## What the exercise asks
Reproduce the lines below exactly, from the one containing "Reproduce this chart with Plotly." through the one containing "3, 6, 1, 2, 4]", both included. Leave out any pictures.

■ ■ ■ ■ ■ ■ ■

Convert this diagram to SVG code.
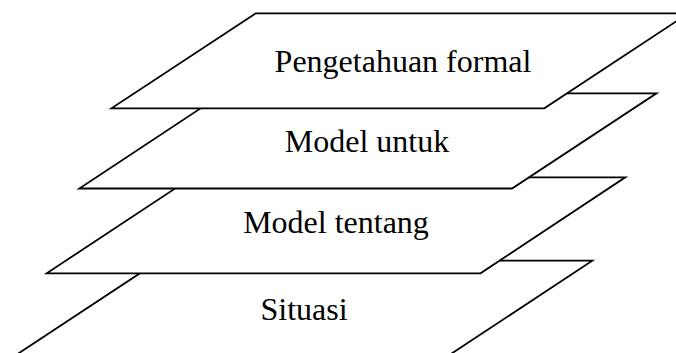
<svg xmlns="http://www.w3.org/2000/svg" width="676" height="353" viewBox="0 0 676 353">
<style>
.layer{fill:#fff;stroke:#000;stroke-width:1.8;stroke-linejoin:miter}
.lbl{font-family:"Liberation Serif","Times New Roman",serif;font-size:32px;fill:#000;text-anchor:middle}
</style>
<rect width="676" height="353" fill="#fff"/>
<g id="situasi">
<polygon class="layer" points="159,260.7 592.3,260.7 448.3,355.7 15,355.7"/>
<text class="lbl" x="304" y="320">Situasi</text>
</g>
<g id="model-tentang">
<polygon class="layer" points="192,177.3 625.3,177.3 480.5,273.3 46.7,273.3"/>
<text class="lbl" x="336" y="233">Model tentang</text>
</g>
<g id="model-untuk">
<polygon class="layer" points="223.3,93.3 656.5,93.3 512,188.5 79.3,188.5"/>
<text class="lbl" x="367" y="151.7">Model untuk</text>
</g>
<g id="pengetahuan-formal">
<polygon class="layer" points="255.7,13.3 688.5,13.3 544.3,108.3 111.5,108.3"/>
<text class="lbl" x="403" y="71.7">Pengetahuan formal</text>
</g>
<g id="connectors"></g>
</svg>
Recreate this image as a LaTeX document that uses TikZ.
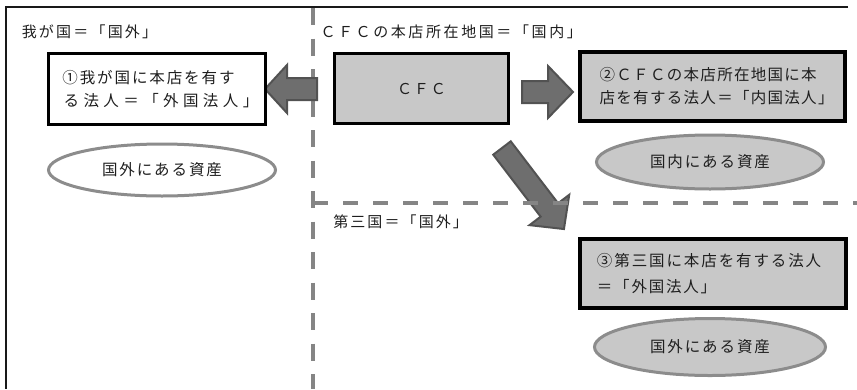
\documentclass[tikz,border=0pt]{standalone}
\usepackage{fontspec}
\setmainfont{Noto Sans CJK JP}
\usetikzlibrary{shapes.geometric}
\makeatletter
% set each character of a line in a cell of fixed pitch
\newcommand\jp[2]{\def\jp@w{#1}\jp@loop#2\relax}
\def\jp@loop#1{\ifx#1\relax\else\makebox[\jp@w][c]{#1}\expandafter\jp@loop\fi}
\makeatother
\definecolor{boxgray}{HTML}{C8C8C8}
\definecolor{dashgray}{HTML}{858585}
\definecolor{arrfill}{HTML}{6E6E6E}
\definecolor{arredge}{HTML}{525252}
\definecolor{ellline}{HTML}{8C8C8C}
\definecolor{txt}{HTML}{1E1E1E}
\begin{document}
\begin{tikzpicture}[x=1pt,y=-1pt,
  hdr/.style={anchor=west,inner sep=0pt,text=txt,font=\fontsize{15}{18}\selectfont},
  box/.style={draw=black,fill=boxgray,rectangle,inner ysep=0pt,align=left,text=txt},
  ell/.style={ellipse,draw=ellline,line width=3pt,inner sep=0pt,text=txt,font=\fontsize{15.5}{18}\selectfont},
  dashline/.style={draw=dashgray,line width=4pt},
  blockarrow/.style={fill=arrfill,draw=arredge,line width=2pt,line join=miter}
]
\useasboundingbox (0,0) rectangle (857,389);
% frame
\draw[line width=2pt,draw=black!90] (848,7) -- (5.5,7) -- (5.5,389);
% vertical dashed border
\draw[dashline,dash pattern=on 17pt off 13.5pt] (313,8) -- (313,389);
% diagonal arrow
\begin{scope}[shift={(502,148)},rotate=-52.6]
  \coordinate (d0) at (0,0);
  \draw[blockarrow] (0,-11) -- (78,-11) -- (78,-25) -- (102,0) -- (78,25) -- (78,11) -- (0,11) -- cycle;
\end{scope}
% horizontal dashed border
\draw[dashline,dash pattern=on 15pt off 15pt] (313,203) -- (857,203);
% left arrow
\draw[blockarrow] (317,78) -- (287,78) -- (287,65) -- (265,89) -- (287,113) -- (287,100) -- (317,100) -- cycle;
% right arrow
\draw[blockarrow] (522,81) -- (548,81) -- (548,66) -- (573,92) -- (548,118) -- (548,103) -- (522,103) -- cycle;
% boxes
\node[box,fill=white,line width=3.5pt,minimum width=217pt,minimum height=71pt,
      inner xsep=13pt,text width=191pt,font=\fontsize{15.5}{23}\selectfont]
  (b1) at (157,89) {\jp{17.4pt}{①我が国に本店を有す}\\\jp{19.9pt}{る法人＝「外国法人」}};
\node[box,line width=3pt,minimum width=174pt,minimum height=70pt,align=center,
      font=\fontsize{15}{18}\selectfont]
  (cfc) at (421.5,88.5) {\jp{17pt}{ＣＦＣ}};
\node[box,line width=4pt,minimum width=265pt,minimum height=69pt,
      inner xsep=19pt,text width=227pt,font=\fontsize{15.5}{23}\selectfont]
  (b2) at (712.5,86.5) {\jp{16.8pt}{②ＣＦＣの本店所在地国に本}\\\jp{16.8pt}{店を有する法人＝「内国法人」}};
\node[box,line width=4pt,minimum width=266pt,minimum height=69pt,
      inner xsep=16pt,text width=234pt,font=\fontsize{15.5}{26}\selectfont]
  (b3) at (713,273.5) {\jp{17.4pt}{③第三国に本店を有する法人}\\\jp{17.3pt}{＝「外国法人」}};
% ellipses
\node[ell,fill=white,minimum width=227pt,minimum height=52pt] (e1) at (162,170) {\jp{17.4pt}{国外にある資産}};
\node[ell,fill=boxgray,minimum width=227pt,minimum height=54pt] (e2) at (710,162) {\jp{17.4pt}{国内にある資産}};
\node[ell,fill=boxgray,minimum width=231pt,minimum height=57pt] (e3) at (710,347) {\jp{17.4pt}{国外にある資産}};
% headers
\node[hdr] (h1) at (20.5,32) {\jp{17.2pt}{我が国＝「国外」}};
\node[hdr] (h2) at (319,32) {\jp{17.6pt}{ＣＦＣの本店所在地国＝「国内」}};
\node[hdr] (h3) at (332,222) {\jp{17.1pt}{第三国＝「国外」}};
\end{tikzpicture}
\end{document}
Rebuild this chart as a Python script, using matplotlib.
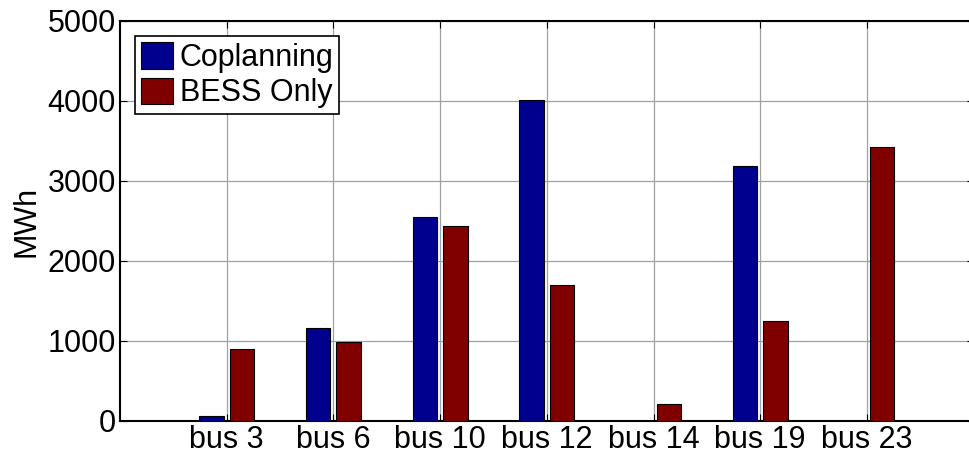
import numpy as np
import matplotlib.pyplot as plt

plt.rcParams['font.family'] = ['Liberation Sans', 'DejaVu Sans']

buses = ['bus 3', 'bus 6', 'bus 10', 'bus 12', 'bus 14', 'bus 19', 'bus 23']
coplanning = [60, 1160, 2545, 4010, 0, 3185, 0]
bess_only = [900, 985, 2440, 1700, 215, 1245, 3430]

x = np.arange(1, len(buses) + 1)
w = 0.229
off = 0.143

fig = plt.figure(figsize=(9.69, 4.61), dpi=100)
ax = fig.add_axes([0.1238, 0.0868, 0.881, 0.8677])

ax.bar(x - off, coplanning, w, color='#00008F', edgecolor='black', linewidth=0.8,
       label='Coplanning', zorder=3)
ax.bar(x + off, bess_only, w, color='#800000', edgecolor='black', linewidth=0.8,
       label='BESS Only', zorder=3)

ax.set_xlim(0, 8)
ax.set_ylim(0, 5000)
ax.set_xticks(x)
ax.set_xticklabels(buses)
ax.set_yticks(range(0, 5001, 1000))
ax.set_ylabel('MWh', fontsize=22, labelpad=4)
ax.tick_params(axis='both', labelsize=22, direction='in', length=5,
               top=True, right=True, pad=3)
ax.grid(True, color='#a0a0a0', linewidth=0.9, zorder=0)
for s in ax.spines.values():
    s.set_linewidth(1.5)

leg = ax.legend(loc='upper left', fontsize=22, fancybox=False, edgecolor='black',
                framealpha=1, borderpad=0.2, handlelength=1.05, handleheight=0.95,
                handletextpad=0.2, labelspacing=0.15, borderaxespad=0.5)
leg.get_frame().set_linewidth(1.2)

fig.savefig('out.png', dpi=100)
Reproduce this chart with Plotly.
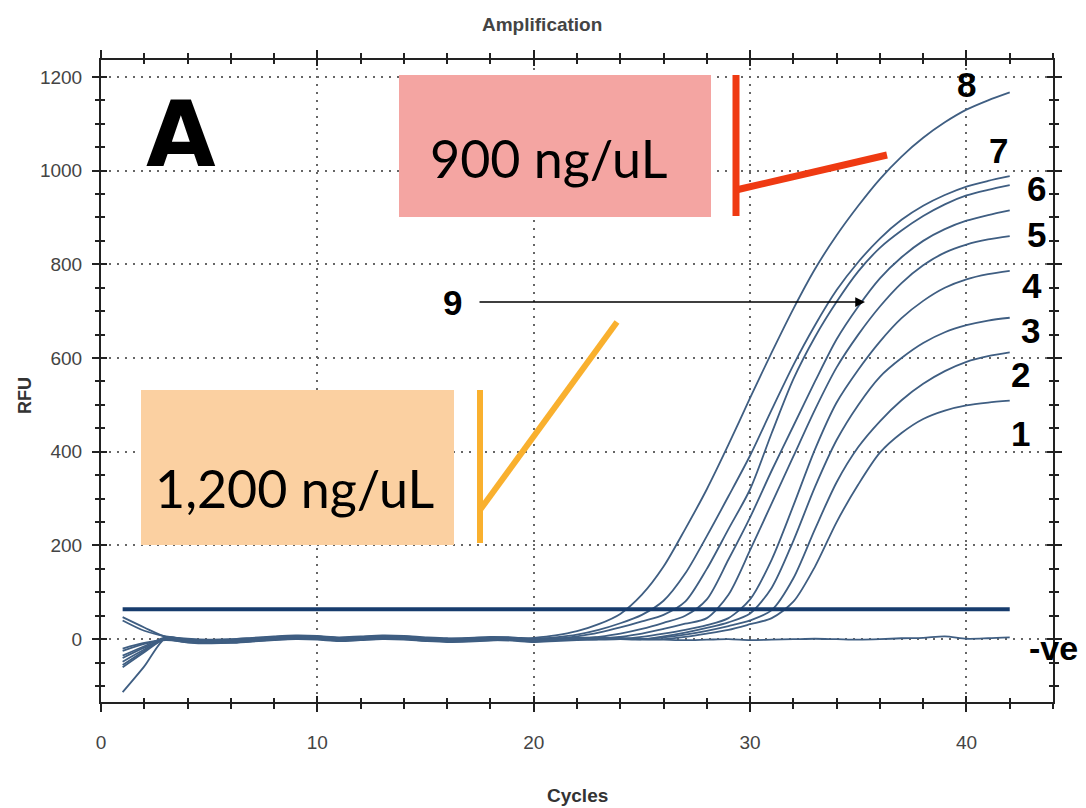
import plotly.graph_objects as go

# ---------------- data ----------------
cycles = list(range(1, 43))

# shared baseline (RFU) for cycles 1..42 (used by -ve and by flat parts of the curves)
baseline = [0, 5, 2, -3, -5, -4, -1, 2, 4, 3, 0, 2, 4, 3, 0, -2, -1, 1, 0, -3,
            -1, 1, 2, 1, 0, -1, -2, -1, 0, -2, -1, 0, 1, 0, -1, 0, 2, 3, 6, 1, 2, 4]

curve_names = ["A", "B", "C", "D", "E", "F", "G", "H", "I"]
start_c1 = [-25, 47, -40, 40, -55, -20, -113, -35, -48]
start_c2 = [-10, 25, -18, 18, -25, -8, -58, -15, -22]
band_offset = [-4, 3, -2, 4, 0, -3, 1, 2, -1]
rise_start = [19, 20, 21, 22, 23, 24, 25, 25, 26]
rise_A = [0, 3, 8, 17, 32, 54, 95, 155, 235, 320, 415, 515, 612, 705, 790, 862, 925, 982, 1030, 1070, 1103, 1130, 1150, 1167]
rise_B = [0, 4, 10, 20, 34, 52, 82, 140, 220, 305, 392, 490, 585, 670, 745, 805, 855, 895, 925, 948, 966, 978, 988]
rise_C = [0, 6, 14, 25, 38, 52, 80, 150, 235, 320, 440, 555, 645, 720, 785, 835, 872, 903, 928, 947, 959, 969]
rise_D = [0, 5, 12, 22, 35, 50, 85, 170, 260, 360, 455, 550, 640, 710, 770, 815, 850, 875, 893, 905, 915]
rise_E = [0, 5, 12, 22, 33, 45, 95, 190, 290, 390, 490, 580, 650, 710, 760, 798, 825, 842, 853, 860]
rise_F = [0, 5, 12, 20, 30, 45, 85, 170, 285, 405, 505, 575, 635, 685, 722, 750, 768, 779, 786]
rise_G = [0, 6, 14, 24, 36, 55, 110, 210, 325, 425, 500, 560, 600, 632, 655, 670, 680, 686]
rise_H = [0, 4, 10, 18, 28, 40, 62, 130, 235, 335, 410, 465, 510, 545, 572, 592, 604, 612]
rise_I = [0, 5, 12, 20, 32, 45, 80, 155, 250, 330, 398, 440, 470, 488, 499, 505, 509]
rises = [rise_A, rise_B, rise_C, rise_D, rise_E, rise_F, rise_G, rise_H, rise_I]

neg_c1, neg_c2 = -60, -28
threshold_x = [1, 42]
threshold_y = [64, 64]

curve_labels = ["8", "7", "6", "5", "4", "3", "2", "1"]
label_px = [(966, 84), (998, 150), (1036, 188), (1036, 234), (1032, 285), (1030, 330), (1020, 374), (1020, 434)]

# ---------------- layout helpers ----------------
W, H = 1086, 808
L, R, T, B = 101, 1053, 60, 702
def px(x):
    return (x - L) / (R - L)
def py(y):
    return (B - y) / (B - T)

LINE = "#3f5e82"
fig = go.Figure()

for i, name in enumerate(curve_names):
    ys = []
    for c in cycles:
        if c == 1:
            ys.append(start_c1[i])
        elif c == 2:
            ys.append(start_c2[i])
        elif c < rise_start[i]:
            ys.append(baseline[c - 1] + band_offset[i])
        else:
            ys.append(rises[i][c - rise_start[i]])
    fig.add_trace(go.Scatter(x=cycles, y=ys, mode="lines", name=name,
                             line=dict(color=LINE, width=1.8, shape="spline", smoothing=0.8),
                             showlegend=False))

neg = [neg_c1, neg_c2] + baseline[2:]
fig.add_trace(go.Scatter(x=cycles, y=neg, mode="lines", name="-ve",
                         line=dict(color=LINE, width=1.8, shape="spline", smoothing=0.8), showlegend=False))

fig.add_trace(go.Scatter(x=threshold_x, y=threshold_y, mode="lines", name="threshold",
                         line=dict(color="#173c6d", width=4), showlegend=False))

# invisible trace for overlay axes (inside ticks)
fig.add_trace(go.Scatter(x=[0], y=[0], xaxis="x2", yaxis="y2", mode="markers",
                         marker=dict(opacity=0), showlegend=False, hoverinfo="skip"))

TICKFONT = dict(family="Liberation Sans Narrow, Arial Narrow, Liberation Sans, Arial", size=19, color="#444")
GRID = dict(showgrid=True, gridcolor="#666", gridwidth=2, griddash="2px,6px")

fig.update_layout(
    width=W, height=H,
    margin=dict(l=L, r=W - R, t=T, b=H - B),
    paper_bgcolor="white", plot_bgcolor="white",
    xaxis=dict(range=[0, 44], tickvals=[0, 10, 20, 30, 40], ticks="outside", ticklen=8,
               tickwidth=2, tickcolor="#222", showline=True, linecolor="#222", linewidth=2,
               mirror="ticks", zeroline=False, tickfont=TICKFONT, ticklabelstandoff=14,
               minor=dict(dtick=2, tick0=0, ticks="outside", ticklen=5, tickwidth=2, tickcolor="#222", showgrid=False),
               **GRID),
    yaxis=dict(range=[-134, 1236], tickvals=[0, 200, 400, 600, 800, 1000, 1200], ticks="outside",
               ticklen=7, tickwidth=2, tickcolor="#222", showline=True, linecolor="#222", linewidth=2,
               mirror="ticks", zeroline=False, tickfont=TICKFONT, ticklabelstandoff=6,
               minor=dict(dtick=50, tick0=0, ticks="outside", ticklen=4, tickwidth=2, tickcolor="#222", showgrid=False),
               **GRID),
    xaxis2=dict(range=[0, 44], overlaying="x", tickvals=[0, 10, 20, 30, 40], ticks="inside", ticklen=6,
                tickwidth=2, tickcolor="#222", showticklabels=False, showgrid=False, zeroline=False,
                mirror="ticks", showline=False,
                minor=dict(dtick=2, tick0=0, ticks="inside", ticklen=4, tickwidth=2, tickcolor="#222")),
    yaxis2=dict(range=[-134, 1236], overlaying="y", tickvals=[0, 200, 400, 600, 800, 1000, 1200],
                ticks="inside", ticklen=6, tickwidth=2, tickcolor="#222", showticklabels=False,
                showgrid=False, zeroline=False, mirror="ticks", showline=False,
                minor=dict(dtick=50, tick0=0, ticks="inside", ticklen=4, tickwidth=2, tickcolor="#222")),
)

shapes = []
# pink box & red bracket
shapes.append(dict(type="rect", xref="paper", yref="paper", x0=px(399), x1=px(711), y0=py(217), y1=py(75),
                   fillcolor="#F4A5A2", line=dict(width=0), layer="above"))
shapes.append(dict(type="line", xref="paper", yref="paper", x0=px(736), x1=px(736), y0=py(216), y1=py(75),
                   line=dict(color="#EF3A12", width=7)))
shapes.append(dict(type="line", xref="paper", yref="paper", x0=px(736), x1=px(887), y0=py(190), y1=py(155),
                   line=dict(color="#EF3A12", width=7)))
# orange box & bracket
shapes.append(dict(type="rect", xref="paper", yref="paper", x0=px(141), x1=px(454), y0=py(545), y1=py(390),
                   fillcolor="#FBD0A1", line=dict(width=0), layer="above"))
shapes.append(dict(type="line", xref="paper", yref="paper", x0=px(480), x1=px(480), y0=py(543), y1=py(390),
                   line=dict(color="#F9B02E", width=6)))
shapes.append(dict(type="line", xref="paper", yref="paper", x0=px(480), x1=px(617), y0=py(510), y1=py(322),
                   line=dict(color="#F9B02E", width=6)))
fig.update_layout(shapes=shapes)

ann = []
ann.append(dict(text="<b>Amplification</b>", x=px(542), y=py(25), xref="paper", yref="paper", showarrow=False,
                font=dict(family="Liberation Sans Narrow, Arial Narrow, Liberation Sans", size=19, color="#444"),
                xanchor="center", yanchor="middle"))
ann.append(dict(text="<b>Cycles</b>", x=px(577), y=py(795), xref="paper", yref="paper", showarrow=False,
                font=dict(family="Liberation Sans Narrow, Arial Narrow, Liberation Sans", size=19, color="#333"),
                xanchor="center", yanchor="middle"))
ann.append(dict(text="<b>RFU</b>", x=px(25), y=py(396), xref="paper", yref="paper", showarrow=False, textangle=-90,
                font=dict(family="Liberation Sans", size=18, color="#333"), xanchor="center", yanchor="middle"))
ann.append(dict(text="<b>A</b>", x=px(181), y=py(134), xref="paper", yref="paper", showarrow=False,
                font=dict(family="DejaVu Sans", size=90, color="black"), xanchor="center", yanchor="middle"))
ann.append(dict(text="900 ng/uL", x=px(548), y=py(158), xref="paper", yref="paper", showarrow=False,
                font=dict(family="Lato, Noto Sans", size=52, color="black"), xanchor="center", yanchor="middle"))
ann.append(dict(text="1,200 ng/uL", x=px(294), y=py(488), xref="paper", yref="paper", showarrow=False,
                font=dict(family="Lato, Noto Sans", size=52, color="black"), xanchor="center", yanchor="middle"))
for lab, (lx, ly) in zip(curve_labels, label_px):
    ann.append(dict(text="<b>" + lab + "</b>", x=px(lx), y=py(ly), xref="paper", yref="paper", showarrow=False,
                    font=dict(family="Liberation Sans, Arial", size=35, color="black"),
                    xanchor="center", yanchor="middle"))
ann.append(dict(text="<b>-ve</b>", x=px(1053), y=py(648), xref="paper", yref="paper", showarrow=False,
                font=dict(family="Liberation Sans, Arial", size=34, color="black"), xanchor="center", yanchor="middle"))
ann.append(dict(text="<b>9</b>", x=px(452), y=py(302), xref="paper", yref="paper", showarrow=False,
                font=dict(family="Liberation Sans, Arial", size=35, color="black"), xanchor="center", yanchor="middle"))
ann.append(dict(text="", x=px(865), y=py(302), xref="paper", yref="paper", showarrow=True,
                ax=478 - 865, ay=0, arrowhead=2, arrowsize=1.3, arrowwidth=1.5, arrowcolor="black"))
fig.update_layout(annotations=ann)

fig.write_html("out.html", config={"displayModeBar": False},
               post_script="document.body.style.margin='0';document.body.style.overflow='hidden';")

■ ■ ■ ■ ■ ■ ■

## Solved exercise
Reproduce this chart with Plotly.
import plotly.graph_objects as go

# ---------------- data ----------------
cycles = list(range(1, 43))

# shared baseline (RFU) for cycles 1..42 (used by -ve and by flat parts of the curves)
baseline = [0, 5, 2, -3, -5, -4, -1, 2, 4, 3, 0, 2, 4, 3, 0, -2, -1, 1, 0, -3,
            -1, 1, 2, 1, 0, -1, -2, -1, 0, -2, -1, 0, 1, 0, -1, 0, 2, 3, 6, 1, 2, 4]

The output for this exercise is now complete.